- Written problem: Reproduce every line of the material below, but drop the pictures.
# start of Provided material
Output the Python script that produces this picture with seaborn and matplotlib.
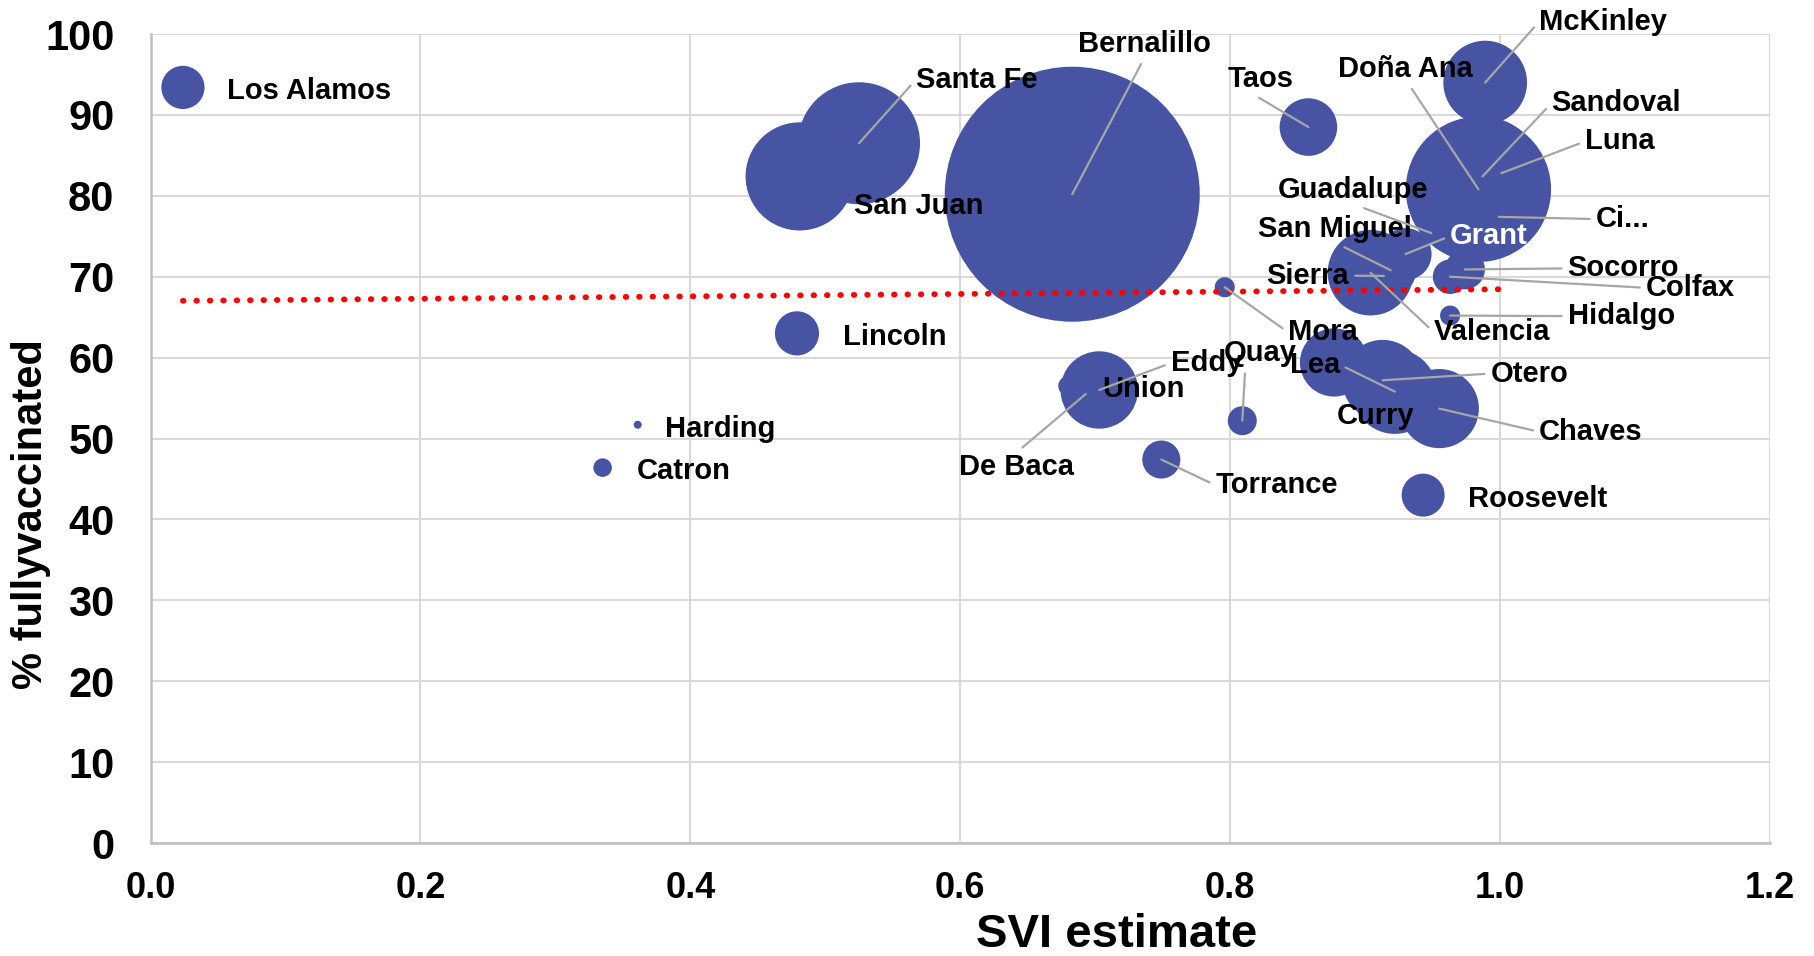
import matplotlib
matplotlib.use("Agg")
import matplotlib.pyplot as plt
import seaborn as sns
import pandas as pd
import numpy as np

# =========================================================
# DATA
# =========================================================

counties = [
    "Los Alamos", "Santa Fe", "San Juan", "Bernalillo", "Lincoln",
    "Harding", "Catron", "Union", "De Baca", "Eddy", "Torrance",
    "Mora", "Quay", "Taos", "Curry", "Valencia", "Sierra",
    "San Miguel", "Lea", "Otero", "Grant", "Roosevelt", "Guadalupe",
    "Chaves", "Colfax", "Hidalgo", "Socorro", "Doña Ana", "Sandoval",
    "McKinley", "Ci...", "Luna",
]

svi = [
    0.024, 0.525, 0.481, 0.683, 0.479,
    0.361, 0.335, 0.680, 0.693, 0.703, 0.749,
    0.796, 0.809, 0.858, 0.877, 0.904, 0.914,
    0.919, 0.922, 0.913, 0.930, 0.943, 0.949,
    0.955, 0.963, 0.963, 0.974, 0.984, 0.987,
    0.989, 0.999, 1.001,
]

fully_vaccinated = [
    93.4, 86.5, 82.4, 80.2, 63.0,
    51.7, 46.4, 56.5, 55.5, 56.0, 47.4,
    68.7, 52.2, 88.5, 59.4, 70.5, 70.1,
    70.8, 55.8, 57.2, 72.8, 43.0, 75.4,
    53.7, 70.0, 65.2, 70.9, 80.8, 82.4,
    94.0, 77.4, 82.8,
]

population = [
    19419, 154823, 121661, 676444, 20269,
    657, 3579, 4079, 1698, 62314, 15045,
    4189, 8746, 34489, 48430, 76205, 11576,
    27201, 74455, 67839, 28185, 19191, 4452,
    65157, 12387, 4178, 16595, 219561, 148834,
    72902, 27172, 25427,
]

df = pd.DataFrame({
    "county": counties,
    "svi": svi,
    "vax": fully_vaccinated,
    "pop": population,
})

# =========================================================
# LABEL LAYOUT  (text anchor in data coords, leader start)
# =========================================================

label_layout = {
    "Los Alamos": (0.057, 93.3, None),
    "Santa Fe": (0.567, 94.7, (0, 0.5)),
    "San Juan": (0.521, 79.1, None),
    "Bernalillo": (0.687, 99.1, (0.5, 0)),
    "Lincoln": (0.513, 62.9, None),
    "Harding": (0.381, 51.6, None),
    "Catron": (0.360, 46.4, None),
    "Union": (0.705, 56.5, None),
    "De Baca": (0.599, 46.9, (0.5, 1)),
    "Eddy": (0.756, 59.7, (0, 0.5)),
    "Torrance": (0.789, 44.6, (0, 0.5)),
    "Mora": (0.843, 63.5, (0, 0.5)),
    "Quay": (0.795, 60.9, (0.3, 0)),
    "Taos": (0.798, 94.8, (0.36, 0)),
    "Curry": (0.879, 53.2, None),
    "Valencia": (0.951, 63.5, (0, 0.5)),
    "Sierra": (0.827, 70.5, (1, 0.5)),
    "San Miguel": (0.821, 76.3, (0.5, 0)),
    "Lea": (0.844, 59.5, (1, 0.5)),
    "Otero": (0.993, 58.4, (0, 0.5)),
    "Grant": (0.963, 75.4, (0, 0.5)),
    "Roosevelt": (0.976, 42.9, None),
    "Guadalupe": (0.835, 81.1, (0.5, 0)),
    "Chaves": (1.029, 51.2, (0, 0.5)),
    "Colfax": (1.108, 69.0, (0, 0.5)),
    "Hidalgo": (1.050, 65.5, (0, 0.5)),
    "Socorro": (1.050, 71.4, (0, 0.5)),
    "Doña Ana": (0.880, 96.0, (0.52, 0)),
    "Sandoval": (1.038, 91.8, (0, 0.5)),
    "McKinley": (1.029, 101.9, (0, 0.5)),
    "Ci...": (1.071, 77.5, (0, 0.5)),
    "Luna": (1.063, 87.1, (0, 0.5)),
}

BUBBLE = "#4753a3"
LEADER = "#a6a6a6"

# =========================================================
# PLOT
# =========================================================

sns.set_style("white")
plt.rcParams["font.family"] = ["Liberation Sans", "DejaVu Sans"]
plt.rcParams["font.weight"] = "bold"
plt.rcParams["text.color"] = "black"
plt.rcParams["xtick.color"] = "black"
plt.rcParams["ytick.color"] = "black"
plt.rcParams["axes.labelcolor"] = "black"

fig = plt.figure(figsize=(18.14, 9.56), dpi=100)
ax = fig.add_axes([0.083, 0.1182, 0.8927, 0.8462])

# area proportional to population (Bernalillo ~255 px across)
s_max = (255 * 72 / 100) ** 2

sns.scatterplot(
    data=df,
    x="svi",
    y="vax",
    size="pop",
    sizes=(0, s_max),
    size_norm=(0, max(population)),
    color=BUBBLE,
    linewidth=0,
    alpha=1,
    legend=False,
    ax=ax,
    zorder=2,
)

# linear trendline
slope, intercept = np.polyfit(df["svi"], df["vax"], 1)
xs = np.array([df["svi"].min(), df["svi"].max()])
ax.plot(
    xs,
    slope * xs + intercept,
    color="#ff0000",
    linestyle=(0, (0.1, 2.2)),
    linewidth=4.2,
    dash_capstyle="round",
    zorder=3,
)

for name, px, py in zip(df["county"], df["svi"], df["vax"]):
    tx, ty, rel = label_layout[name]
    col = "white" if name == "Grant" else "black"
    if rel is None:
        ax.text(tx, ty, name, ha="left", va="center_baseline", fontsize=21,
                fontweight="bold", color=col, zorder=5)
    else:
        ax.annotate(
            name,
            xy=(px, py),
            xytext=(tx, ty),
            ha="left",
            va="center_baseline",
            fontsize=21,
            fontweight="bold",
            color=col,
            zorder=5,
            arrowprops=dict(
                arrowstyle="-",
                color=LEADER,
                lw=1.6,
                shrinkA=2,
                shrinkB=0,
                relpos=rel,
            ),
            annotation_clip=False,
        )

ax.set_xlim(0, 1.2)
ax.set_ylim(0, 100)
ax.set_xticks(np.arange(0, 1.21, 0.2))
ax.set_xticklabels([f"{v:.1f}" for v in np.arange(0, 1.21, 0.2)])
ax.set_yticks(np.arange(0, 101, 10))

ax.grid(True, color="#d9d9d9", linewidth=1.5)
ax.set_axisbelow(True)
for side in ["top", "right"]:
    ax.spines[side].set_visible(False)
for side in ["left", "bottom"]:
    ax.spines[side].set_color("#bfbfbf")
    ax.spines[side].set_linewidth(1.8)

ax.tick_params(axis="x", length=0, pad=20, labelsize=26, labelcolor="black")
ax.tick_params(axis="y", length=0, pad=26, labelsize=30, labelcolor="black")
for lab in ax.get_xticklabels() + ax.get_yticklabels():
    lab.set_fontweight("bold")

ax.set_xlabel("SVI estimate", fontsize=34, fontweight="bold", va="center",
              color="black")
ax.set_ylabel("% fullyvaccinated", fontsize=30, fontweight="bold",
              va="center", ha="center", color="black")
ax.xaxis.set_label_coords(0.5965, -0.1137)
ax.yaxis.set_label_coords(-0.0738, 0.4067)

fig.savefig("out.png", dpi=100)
# end of Provided material
- Solved problem:
Output the Python script that produces this picture with seaborn and matplotlib.
import matplotlib
matplotlib.use("Agg")
import matplotlib.pyplot as plt
import seaborn as sns
import pandas as pd
import numpy as np

# =========================================================
# DATA
# =========================================================

counties = [
    "Los Alamos", "Santa Fe", "San Juan", "Bernalillo", "Lincoln",
    "Harding", "Catron", "Union", "De Baca", "Eddy", "Torrance",
    "Mora", "Quay", "Taos", "Curry", "Valencia", "Sierra",
    "San Miguel", "Lea", "Otero", "Grant", "Roosevelt", "Guadalupe",
    "Chaves", "Colfax", "Hidalgo", "Socorro", "Doña Ana", "Sandoval",
    "McKinley", "Ci...", "Luna",
]

svi = [
    0.024, 0.525, 0.481, 0.683, 0.479,
    0.361, 0.335, 0.680, 0.693, 0.703, 0.749,
    0.796, 0.809, 0.858, 0.877, 0.904, 0.914,
    0.919, 0.922, 0.913, 0.930, 0.943, 0.949,
    0.955, 0.963, 0.963, 0.974, 0.984, 0.987,
    0.989, 0.999, 1.001,
]

fully_vaccinated = [
    93.4, 86.5, 82.4, 80.2, 63.0,
    51.7, 46.4, 56.5, 55.5, 56.0, 47.4,
    68.7, 52.2, 88.5, 59.4, 70.5, 70.1,
    70.8, 55.8, 57.2, 72.8, 43.0, 75.4,
    53.7, 70.0, 65.2, 70.9, 80.8, 82.4,
    94.0, 77.4, 82.8,
]

population = [
    19419, 154823, 121661, 676444, 20269,
    657, 3579, 4079, 1698, 62314, 15045,
    4189, 8746, 34489, 48430, 76205, 11576,
    27201, 74455, 67839, 28185, 19191, 4452,
    65157, 12387, 4178, 16595, 219561, 148834,
    72902, 27172, 25427,
]

df = pd.DataFrame({
    "county": counties,
    "svi": svi,
    "vax": fully_vaccinated,
    "pop": population,
})

# =========================================================
# LABEL LAYOUT  (text anchor in data coords, leader start)
# =========================================================

label_layout = {
    "Los Alamos": (0.057, 93.3, None),
    "Santa Fe": (0.567, 94.7, (0, 0.5)),
    "San Juan": (0.521, 79.1, None),
    "Bernalillo": (0.687, 99.1, (0.5, 0)),
    "Lincoln": (0.513, 62.9, None),
    "Harding": (0.381, 51.6, None),
    "Catron": (0.360, 46.4, None),
    "Union": (0.705, 56.5, None),
    "De Baca": (0.599, 46.9, (0.5, 1)),
    "Eddy": (0.756, 59.7, (0, 0.5)),
    "Torrance": (0.789, 44.6, (0, 0.5)),
    "Mora": (0.843, 63.5, (0, 0.5)),
    "Quay": (0.795, 60.9, (0.3, 0)),
    "Taos": (0.798, 94.8, (0.36, 0)),
    "Curry": (0.879, 53.2, None),
    "Valencia": (0.951, 63.5, (0, 0.5)),
    "Sierra": (0.827, 70.5, (1, 0.5)),
    "San Miguel": (0.821, 76.3, (0.5, 0)),
    "Lea": (0.844, 59.5, (1, 0.5)),
    "Otero": (0.993, 58.4, (0, 0.5)),
    "Grant": (0.963, 75.4, (0, 0.5)),
    "Roosevelt": (0.976, 42.9, None),
    "Guadalupe": (0.835, 81.1, (0.5, 0)),
    "Chaves": (1.029, 51.2, (0, 0.5)),
    "Colfax": (1.108, 69.0, (0, 0.5)),
    "Hidalgo": (1.050, 65.5, (0, 0.5)),
    "Socorro": (1.050, 71.4, (0, 0.5)),
    "Doña Ana": (0.880, 96.0, (0.52, 0)),
    "Sandoval": (1.038, 91.8, (0, 0.5)),
    "McKinley": (1.029, 101.9, (0, 0.5)),
    "Ci...": (1.071, 77.5, (0, 0.5)),
    "Luna": (1.063, 87.1, (0, 0.5)),
}

BUBBLE = "#4753a3"
LEADER = "#a6a6a6"

# =========================================================
# PLOT
# =========================================================

sns.set_style("white")
plt.rcParams["font.family"] = ["Liberation Sans", "DejaVu Sans"]
plt.rcParams["font.weight"] = "bold"
plt.rcParams["text.color"] = "black"
plt.rcParams["xtick.color"] = "black"
plt.rcParams["ytick.color"] = "black"
plt.rcParams["axes.labelcolor"] = "black"

fig = plt.figure(figsize=(18.14, 9.56), dpi=100)
ax = fig.add_axes([0.083, 0.1182, 0.8927, 0.8462])

# area proportional to population (Bernalillo ~255 px across)
s_max = (255 * 72 / 100) ** 2

sns.scatterplot(
    data=df,
    x="svi",
    y="vax",
    size="pop",
    sizes=(0, s_max),
    size_norm=(0, max(population)),
    color=BUBBLE,
    linewidth=0,
    alpha=1,
    legend=False,
    ax=ax,
    zorder=2,
)

# linear trendline
slope, intercept = np.polyfit(df["svi"], df["vax"], 1)
xs = np.array([df["svi"].min(), df["svi"].max()])
ax.plot(
    xs,
    slope * xs + intercept,
    color="#ff0000",
    linestyle=(0, (0.1, 2.2)),
    linewidth=4.2,
    dash_capstyle="round",
    zorder=3,
)

for name, px, py in zip(df["county"], df["svi"], df["vax"]):
    tx, ty, rel = label_layout[name]
    col = "white" if name == "Grant" else "black"
    if rel is None:
        ax.text(tx, ty, name, ha="left", va="center_baseline", fontsize=21,
                fontweight="bold", color=col, zorder=5)
    else:
        ax.annotate(
            name,
            xy=(px, py),
            xytext=(tx, ty),
            ha="left",
            va="center_baseline",
            fontsize=21,
            fontweight="bold",
            color=col,
            zorder=5,
            arrowprops=dict(
                arrowstyle="-",
                color=LEADER,
                lw=1.6,
                shrinkA=2,
                shrinkB=0,
                relpos=rel,
            ),
            annotation_clip=False,
        )

ax.set_xlim(0, 1.2)
ax.set_ylim(0, 100)
ax.set_xticks(np.arange(0, 1.21, 0.2))
ax.set_xticklabels([f"{v:.1f}" for v in np.arange(0, 1.21, 0.2)])
ax.set_yticks(np.arange(0, 101, 10))

ax.grid(True, color="#d9d9d9", linewidth=1.5)
ax.set_axisbelow(True)
for side in ["top", "right"]:
    ax.spines[side].set_visible(False)
for side in ["left", "bottom"]:
    ax.spines[side].set_color("#bfbfbf")
    ax.spines[side].set_linewidth(1.8)

ax.tick_params(axis="x", length=0, pad=20, labelsize=26, labelcolor="black")
ax.tick_params(axis="y", length=0, pad=26, labelsize=30, labelcolor="black")
for lab in ax.get_xticklabels() + ax.get_yticklabels():
    lab.set_fontweight("bold")

ax.set_xlabel("SVI estimate", fontsize=34, fontweight="bold", va="center",
              color="black")
ax.set_ylabel("% fullyvaccinated", fontsize=30, fontweight="bold",
              va="center", ha="center", color="black")
ax.xaxis.set_label_coords(0.5965, -0.1137)
ax.yaxis.set_label_coords(-0.0738, 0.4067)

fig.savefig("out.png", dpi=100)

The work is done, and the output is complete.